The legacy Maite Iturri leaves behind
In a surprising and unexpected evelopment, longtime El Verano Elementary School Principal Maite Iturri submitted her resignation this week. Iturri, who has worked in the Sonoma Valley Unified School District for more than 25 years, is leaving to take on a leadership role as district academic coordinator for Petaluma City Schools.
Iturri is regarded as one of the most innovative and hard-working educators in Sonoma Valley, according to her peers. Her resignation came as an unwelcome shock, just days before the start of the new school year.
Including Iturri’s departure, Sonoma Valley will have weathered turnover of the principal at seven of its nine campuses within the past two years.
Iturri told the Index-Tribune that prior to July 2021, she was fully committed to staying in Sonoma.
“I dedicated my entire life, my professional career to this community and to this school, and this is one of the hardest decisions I've ever made in my life,” Iturri said on Aug. 11. “I never intended to leave this way.”
The list is long of Iturri’s accomplishments during her 15-year tenure leading El Verano, where the student population is overwhelmingly Latino and from low-income homes. Her focus throughout, she said, has been on leveling the playing field by equalizing access and opportunities.
Iturri opened the district’s first on-site preschool, introduced new science and art programs at El Verano, organized community forums, expanded after-school enrichment programs, hosted the Valley Vibes youth orchestra program, created new parent leadership programs, transitioned El Verano into the community school model and transformed teaching there “to be more responsive to students.”
Iturri also created a Family Resource Center at the campus to provide parents with mental health services and other support. Beyond her responsibilities as principal of El Verano, she has also served as the district’s summer school principal at the high school and the K-12 summer coordinator.
Iturri is also a masterful fundraiser. In the past decade, she has brought in more than $7 million in grants to the school and district.
“We have gained the support of the community, business and foundations, who all believe in what we were trying to accomplish for our students and families,” she said.
Her career
Iturri was born and raised in San Francisco in an immigrant, bilingual and bicultural home. She attended Lowell High School and received her undergraduate and graduate degrees and teaching certifications from U.C. Berkeley, Sonoma State University and U.C. Davis, respectively. She is within a year of completing her doctorate at Davis.
Prior to being named principal of El Verano in 2005, Iturri taught in bilingual positions in Napa and in classrooms at Sonoma Valley High School, Altimira Middle School and Flowery Elementary. She is credited with helping to start Sonoma’s first dual immersion program at Flowery.
When Louann Carlomagno was a new principal at El Verano, she was so impressed by Iturri that she lured her from Flowery to El Verano. When Carlomagno moved to the district office in 2002, Iturri was named principal, a role she’s held ever since.

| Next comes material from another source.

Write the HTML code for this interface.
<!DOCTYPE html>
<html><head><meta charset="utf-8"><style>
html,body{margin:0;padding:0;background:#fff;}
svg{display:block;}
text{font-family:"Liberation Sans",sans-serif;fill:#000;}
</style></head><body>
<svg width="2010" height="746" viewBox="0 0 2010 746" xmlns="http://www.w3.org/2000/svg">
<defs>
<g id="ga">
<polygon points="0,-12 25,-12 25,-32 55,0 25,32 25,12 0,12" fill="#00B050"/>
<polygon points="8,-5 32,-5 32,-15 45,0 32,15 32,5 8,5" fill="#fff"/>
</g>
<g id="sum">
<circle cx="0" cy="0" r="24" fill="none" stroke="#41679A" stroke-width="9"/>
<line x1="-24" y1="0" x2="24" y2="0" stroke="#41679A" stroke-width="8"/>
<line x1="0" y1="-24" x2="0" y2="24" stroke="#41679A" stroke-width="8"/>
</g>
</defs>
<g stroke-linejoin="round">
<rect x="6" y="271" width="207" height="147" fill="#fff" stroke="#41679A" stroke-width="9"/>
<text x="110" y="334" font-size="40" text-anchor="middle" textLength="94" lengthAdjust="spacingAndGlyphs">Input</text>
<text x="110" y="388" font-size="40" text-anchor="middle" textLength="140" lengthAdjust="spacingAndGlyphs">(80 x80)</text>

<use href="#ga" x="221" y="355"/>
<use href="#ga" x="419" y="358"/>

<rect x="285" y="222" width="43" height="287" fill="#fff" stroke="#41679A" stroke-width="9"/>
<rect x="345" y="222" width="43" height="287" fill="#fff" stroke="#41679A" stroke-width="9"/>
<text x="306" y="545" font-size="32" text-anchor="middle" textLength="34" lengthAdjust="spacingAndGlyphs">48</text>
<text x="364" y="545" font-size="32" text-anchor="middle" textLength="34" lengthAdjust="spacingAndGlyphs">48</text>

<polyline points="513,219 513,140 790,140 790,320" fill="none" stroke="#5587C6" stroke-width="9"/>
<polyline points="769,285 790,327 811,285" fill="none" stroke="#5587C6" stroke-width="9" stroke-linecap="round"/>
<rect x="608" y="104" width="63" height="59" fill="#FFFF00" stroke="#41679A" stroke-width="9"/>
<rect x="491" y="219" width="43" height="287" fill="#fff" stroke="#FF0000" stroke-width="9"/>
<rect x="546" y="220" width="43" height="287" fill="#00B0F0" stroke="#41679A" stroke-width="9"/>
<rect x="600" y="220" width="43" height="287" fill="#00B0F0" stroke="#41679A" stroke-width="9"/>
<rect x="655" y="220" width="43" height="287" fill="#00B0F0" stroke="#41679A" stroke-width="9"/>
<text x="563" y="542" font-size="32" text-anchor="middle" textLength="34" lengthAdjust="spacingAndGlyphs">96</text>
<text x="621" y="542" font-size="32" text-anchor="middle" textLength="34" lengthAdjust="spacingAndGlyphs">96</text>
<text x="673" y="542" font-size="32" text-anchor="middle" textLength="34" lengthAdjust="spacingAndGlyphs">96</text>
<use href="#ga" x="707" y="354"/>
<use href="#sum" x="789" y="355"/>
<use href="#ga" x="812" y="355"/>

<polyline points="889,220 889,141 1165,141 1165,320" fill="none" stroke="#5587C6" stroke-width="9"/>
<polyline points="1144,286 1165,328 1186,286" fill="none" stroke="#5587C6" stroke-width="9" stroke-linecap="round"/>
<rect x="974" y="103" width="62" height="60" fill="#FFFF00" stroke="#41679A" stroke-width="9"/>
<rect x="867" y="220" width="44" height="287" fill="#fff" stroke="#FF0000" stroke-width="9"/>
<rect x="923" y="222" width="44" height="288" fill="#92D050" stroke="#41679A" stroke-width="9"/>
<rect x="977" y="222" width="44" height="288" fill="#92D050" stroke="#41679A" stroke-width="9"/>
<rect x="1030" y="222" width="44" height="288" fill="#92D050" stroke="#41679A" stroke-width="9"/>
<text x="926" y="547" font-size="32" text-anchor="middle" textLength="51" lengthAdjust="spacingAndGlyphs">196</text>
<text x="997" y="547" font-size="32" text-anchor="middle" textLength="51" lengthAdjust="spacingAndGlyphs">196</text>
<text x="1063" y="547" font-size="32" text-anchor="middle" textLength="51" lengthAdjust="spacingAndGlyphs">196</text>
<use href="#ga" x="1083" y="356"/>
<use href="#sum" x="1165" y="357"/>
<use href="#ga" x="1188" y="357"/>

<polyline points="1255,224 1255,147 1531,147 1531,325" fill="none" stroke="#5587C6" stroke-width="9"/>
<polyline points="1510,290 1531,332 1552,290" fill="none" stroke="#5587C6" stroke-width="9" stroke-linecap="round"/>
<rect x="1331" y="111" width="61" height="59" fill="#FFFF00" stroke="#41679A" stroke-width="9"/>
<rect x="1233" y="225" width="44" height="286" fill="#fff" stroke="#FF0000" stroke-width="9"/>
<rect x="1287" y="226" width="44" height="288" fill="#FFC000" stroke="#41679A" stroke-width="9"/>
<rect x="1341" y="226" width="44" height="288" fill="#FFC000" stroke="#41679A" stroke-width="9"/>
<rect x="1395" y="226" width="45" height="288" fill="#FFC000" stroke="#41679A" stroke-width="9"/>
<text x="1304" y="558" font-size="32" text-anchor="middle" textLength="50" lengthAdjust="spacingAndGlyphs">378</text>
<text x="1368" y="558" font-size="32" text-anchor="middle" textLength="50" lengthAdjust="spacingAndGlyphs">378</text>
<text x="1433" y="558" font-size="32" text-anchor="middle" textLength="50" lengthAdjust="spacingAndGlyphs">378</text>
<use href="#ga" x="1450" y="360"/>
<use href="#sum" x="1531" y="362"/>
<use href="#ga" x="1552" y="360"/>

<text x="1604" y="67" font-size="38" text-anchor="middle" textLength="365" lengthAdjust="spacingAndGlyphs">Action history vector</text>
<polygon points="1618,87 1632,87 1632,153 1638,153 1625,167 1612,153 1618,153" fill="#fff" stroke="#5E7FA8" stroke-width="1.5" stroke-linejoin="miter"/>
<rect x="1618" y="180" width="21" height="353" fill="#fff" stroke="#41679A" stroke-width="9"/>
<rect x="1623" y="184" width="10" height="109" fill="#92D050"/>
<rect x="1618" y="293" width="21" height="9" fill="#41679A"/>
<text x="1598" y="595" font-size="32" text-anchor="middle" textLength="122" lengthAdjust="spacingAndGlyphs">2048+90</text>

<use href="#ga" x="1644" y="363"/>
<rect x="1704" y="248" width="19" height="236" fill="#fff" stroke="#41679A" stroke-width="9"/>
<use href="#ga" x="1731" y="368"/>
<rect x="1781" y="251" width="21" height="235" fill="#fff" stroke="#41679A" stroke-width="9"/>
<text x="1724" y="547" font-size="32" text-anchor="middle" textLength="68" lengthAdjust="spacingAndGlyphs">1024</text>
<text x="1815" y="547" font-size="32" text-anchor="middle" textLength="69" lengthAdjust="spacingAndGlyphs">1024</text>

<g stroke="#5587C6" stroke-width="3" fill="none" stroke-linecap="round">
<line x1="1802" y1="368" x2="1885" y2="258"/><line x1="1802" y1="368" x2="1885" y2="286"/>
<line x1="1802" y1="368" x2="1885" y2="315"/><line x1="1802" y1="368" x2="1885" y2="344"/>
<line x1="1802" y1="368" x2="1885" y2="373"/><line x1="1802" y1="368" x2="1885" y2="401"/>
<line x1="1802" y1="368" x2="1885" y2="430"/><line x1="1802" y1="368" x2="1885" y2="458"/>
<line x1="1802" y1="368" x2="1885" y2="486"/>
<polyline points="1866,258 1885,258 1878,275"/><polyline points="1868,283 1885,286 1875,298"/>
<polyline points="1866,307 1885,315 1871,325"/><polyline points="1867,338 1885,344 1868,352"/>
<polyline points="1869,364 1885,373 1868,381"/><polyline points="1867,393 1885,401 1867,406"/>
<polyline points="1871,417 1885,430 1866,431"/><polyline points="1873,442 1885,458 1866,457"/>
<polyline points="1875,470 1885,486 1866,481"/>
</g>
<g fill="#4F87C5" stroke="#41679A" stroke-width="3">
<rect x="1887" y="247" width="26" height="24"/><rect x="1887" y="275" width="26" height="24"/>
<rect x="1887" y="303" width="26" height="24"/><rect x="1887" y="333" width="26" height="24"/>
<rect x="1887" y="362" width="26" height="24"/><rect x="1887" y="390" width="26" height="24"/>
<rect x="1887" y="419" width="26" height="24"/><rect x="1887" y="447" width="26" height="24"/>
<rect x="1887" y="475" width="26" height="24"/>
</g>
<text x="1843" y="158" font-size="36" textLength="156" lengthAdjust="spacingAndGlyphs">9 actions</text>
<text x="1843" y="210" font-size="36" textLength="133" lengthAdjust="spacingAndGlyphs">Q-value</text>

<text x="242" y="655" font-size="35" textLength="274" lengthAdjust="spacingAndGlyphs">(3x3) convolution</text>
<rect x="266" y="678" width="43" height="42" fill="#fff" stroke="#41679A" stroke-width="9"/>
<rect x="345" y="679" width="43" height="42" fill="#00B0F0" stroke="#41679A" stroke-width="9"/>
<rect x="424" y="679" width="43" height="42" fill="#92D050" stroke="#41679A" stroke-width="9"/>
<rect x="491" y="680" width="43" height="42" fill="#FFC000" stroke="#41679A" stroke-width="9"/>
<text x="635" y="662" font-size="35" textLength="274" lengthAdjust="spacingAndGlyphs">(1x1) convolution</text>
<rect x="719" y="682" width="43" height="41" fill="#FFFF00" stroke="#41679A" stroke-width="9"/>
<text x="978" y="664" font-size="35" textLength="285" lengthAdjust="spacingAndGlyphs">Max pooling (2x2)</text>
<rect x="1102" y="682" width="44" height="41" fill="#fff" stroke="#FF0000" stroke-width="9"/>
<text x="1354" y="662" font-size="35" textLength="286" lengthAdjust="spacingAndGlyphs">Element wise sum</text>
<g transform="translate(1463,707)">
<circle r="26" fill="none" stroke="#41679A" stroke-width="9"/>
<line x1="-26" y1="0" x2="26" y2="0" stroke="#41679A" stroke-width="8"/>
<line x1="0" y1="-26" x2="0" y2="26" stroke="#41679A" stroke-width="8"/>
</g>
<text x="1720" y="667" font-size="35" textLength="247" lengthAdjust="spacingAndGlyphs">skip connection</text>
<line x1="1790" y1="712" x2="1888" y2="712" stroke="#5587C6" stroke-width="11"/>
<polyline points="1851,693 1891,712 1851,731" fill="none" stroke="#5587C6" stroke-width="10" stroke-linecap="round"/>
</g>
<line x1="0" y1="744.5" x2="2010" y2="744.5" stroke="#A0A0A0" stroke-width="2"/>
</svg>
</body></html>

Carlomagno has nothing but praise for Iturri and the legacy she leaves behind. “Maite was the heart and soul of El Verano School for the past 15 years,” she said. “She leaves them with the knowledge and grace she shared over the years. I know she will be terribly missed and always remembered.”
When asked by a reporter earlier this year what traits are most important to be an effective principal, Iturri spoke of the ability to reflect, to receive feedback, to be an effective communicator, to build community and to hold high expectations for yourself and others.

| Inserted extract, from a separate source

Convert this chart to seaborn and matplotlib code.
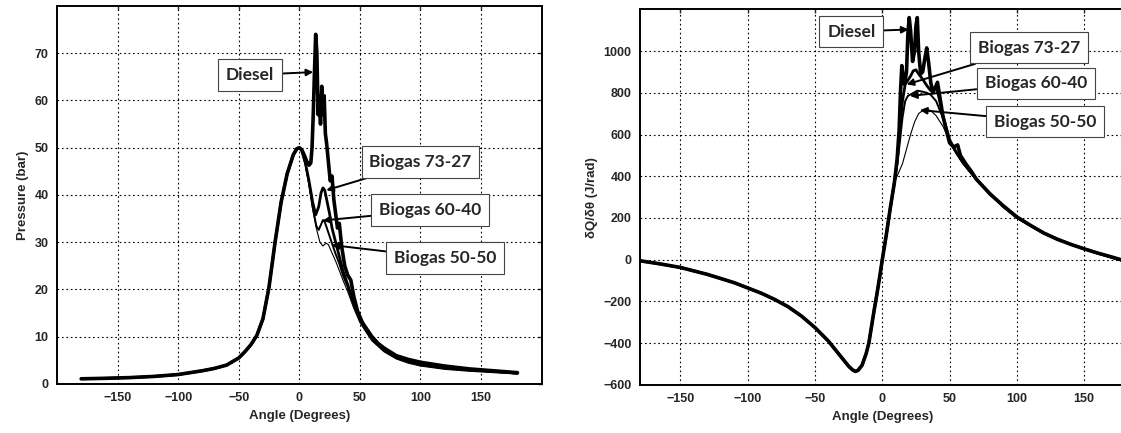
import numpy as np
import pandas as pd
import seaborn as sns
import matplotlib.pyplot as plt

# --- pressure trace (left) ---
# compression part, same for every fuel
ang_comp_p = [-180, -160, -140, -120, -100, -90, -80, -70, -60, -50, -45, -40, -35,
              -30, -25, -20, -15, -10, -5, -2, 0]
pres_comp = [1.1, 1.2, 1.35, 1.6, 2.0, 2.4, 2.8, 3.3, 4.0, 5.5, 6.8, 8.3, 10.3,
             13.8, 20.5, 30.0, 38.5, 44.5, 48.5, 49.8, 50.0]

diesel_ang_p = [2, 4, 6, 8, 9.5, 10.5, 11.5, 12.5, 13.5, 14.5, 15.5, 16.5, 17.5, 18.5,
                19.5, 20.5, 21.5, 22.5, 24, 25.5, 27, 28.5, 30, 31.5, 33, 35, 37.5, 40,
                42.5, 45, 48, 52, 56, 60, 65, 70, 80, 90, 100, 120, 140, 160, 180]
diesel_p = [49.6, 48.5, 47.2, 46.3, 46.8, 50, 57, 66, 74, 70, 57, 61, 55, 63,
            57, 61, 53, 51, 47, 43, 44, 39, 36, 33, 34, 29, 25, 23,
            22, 18.5, 15.5, 13, 11.5, 10, 8.6, 7.6, 6.0, 5.2, 4.6, 3.8, 3.2, 2.8, 2.4]

b73_ang_p = [2, 5, 8, 11, 13.5, 16, 18, 19.5, 21, 23, 25, 27, 30, 33, 36, 40, 45, 50,
             55, 60, 70, 80, 90, 100, 120, 140, 160, 180]
b73_p = [49.4, 46.8, 43, 38.5, 35.8, 37.5, 40.5, 41.5, 41, 38.5, 36, 33, 30, 27, 24, 21,
         17, 14, 11.8, 9.8, 7.2, 5.7, 4.8, 4.2, 3.5, 3.0, 2.7, 2.3]

b60_ang_p = [2, 5, 8, 11, 14, 16, 18, 19.5, 21, 23, 26, 30, 33, 36, 40, 45, 50, 55,
             60, 70, 80, 90, 100, 120, 140, 160, 180]
b60_p = [49.4, 46.6, 42.5, 37.5, 33.5, 32.6, 33.8, 34.7, 34.3, 32.8, 30.5, 27.5, 25.5,
         23, 20.5, 16.5, 13.5, 11.3, 9.4, 7.0, 5.5, 4.6, 4.0, 3.3, 2.9, 2.6, 2.2]

b50_ang_p = [2, 5, 8, 11, 14, 17, 19.5, 22, 24, 26, 30, 33, 36, 40, 45, 50, 55, 60,
             70, 80, 90, 100, 120, 140, 160, 180]
b50_p = [49.3, 46.3, 42, 37, 33, 30, 29.2, 29.8, 29.5, 28.3, 26, 24, 22, 19.5, 16, 13,
         11, 9.1, 6.8, 5.3, 4.4, 3.8, 3.1, 2.7, 2.4, 2.1]

# --- heat release rate (right) ---
ang_comp_q = [-180, -165, -150, -130, -110, -100, -90, -80, -70, -60, -50, -40, -35,
              -30, -25, -22, -20, -18, -15, -12, -10, -8, -6, -4, -2, 0, 3, 6, 9]
hrr_comp = [-5, -20, -37, -70, -110, -135, -160, -190, -225, -270, -325, -390, -430,
            -470, -510, -528, -535, -530, -505, -450, -400, -320, -240, -165, -85, 0,
            120, 250, 370]

diesel_ang_q = [11, 12.5, 13.5, 14.5, 15.5, 16.5, 18, 19, 20, 21, 22.5, 24, 25, 26, 27,
                28.5, 30, 31.5, 33, 34.5, 36, 37.5, 39, 41, 43, 45, 48, 50, 53, 56, 58,
                62, 66, 70, 75, 80, 90, 100, 110, 120, 130, 140, 150, 160, 170, 180]
diesel_q = [480, 620, 800, 930, 880, 840, 900, 1080, 1160, 1100, 950, 1000, 1120, 1160,
            1000, 890, 900, 960, 1015, 940, 850, 800, 820, 850, 770, 690, 610, 560, 540,
            550, 500, 460, 425, 385, 350, 315, 258, 205, 165, 128, 98, 74, 52, 32, 14, -5]

b73_ang_q = [11, 13, 15, 17, 19, 21, 23, 25, 27, 30, 33, 36, 38, 40, 42, 45, 50, 55, 60,
             70, 80, 90, 100, 120, 140, 160, 180]
b73_q = [470, 620, 760, 840, 860, 880, 905, 910, 890, 865, 835, 810, 820, 830, 780, 690,
         575, 515, 465, 385, 318, 255, 203, 127, 73, 32, -6]

b60_ang_q = [11, 13, 15, 17, 19, 22, 26, 30, 33, 36, 40, 45, 50, 55, 60, 70, 80, 90, 100,
             120, 140, 160, 180]
b60_q = [450, 560, 680, 760, 785, 795, 810, 805, 800, 790, 760, 680, 565, 510, 462, 383,
         316, 253, 201, 126, 72, 30, -8]

b50_ang_q = [11, 13, 15, 18, 21, 24, 27, 30, 33, 36, 40, 45, 50, 55, 60, 70, 80, 90, 100,
             120, 140, 160, 180]
b50_q = [400, 430, 460, 530, 600, 660, 700, 715, 720, 715, 690, 640, 570, 508, 460, 380,
         313, 250, 199, 124, 70, 28, -10]

fuels = ["Diesel", "Biogas 73-27", "Biogas 60-40", "Biogas 50-50"]
widths = [2.6, 2.0, 1.4, 0.8]

p_post = [(diesel_ang_p, diesel_p), (b73_ang_p, b73_p), (b60_ang_p, b60_p), (b50_ang_p, b50_p)]
q_post = [(diesel_ang_q, diesel_q), (b73_ang_q, b73_q), (b60_ang_q, b60_q), (b50_ang_q, b50_q)]

def build(comp_a, comp_v, posts, col):
    rows = []
    for fuel, (a, v) in zip(fuels, posts):
        rows.append(pd.DataFrame({"angle": comp_a + a, col: comp_v + v, "fuel": fuel}))
    return pd.concat(rows, ignore_index=True)

df_p = build(ang_comp_p, pres_comp, p_post, "pressure")
df_q = build(ang_comp_q, hrr_comp, q_post, "hrr")

sns.set_style("white")
plt.rcParams["font.family"] = ["Liberation Sans", "DejaVu Sans"]

fig = plt.figure(figsize=(11.21, 4.33), dpi=100)
ax1 = fig.add_axes([0.0508, 0.1132, 0.4324, 0.873])
ax2 = fig.add_axes([0.5709, 0.1109, 0.4323, 0.8677])

for fuel, lw in zip(fuels, widths):
    sns.lineplot(data=df_p[df_p.fuel == fuel], x="angle", y="pressure", ax=ax1,
                 color="black", lw=lw, sort=False)
    sns.lineplot(data=df_q[df_q.fuel == fuel], x="angle", y="hrr", ax=ax2,
                 color="black", lw=lw, sort=False)

ax1.set_xlim(-200, 200)
ax1.set_ylim(0, 80)
ax1.set_xticks([-150, -100, -50, 0, 50, 100, 150])
ax1.set_yticks([0, 10, 20, 30, 40, 50, 60, 70])
ax1.set_xlabel("Angle (Degrees)", fontsize=9.5, fontweight="bold")
ax1.set_ylabel("Pressure (bar)", fontsize=9.5, fontweight="bold")

ax2.set_xlim(-180, 180)
ax2.set_ylim(-600, 1200)
ax2.set_xticks([-150, -100, -50, 0, 50, 100, 150])
ax2.set_yticks([-600, -400, -200, 0, 200, 400, 600, 800, 1000])
ax2.set_xlabel("Angle (Degrees)", fontsize=9.5, fontweight="bold")
ax2.set_ylabel("δQ/δθ (J/rad)", fontsize=9.5, fontweight="bold")

for ax in (ax1, ax2):
    ax.grid(True, color="black", linestyle=(0, (1.5, 2.5)), lw=0.8)
    ax.tick_params(direction="in", length=3, width=1, top=True, right=True,
                   labelsize=9, pad=6)
    for lab in ax.get_xticklabels() + ax.get_yticklabels():
        lab.set_fontweight("bold")
    for s in ax.spines.values():
        s.set_color("black")
        s.set_linewidth(1.4)
    ax.legend_ = None

box = dict(boxstyle="square,pad=0.45", fc="white", ec="#444444", lw=0.8)
arrow = dict(arrowstyle="-|>", color="black", lw=1.4, mutation_scale=10, shrinkA=0, shrinkB=0)
lab_font = dict(fontsize=12.5, fontweight="bold", family="Lato", ha="center", va="center")

left_notes = [("Diesel", (11.5, 66), (-41, 65.4)),
              ("Biogas 73-27", (22.3, 41), (100, 47)),
              ("Biogas 60-40", (19.4, 34.6), (108, 36.8)),
              ("Biogas 50-50", (26.7, 29.4), (120, 26.6))]
right_notes = [("Diesel", (19.5, 1103), (-23, 1093)),
               ("Biogas 73-27", (18.1, 840), (109, 1016)),
               ("Biogas 60-40", (20.6, 785), (114, 845)),
               ("Biogas 50-50", (28, 717), (121, 662))]

for ax, notes in ((ax1, left_notes), (ax2, right_notes)):
    for txt, tip, pos in notes:
        ax.annotate(txt, xy=tip, xytext=pos, bbox=box, arrowprops=arrow, **lab_font)

fig.savefig("out.png", dpi=100)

Iturri says that her background as having come from an immigrant family informed how she leads and her ability to connect with parents.
“I have led with love and focused on a holistic approach to our sometimes disenfranchised and marginalized community,” she said. “Academics are critically important, but all those other pieces that I put in place to support families was critical to the academic success of those students.”

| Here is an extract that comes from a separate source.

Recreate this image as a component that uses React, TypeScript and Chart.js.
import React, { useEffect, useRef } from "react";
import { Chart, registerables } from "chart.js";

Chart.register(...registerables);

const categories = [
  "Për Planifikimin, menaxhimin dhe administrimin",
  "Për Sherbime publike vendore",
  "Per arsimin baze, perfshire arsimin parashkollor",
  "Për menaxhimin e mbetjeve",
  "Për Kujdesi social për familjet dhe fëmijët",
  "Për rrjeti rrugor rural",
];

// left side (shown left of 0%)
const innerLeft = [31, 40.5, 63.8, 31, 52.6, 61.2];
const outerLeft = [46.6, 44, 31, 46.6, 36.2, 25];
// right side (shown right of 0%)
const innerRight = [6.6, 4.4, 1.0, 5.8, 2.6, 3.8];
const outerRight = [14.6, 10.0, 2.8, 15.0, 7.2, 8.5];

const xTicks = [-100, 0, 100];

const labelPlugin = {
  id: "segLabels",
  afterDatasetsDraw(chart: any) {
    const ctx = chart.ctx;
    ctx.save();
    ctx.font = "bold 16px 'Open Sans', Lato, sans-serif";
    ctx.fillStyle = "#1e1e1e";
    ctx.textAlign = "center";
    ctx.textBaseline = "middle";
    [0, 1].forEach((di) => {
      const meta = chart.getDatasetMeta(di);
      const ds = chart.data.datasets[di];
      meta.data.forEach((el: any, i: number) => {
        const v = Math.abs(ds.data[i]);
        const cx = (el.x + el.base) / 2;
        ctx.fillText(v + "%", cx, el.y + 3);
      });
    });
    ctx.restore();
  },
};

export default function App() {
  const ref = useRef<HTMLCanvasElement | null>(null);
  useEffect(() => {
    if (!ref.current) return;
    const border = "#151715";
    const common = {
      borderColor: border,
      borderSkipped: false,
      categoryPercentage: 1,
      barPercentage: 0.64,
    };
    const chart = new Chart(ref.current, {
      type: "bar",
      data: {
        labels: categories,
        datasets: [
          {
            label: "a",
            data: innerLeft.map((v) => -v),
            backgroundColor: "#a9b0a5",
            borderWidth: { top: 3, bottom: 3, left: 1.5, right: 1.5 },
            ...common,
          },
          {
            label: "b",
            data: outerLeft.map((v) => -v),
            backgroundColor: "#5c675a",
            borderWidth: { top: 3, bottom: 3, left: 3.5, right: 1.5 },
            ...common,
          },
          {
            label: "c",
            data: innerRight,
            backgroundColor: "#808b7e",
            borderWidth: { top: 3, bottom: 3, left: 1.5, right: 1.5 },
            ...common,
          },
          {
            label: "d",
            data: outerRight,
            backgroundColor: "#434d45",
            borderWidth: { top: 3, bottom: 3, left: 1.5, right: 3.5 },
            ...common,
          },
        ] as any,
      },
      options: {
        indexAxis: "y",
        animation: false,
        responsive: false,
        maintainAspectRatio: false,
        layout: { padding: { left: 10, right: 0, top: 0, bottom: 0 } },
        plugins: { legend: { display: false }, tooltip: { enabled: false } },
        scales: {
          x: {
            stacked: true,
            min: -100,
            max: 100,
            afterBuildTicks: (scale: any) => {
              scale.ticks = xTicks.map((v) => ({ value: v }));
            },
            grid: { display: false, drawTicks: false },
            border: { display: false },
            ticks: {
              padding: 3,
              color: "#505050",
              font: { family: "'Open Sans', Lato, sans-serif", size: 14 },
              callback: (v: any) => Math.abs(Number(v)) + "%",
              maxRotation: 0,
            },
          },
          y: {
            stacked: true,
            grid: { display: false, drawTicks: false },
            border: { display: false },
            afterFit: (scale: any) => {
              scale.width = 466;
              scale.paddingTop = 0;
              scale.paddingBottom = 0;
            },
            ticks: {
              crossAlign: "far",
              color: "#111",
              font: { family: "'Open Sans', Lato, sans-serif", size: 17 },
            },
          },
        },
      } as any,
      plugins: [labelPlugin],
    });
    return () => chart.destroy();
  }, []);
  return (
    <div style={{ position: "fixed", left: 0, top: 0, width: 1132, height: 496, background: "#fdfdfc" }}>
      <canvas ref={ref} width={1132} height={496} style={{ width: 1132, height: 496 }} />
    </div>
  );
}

In an April 2021 interview with the Index-Tribune, Iturri spoke passionately about her goal of making her campus a place where parents feel welcomed and accepted and a beautiful place for students to learn.
“My role is to help remove barriers for students and educators so they can be the best they can be every day,” she said. “Being able to identify those barriers by listening to the people in the school is really important to their success. I go to work every day with the goal of making a difference in a student’s life.”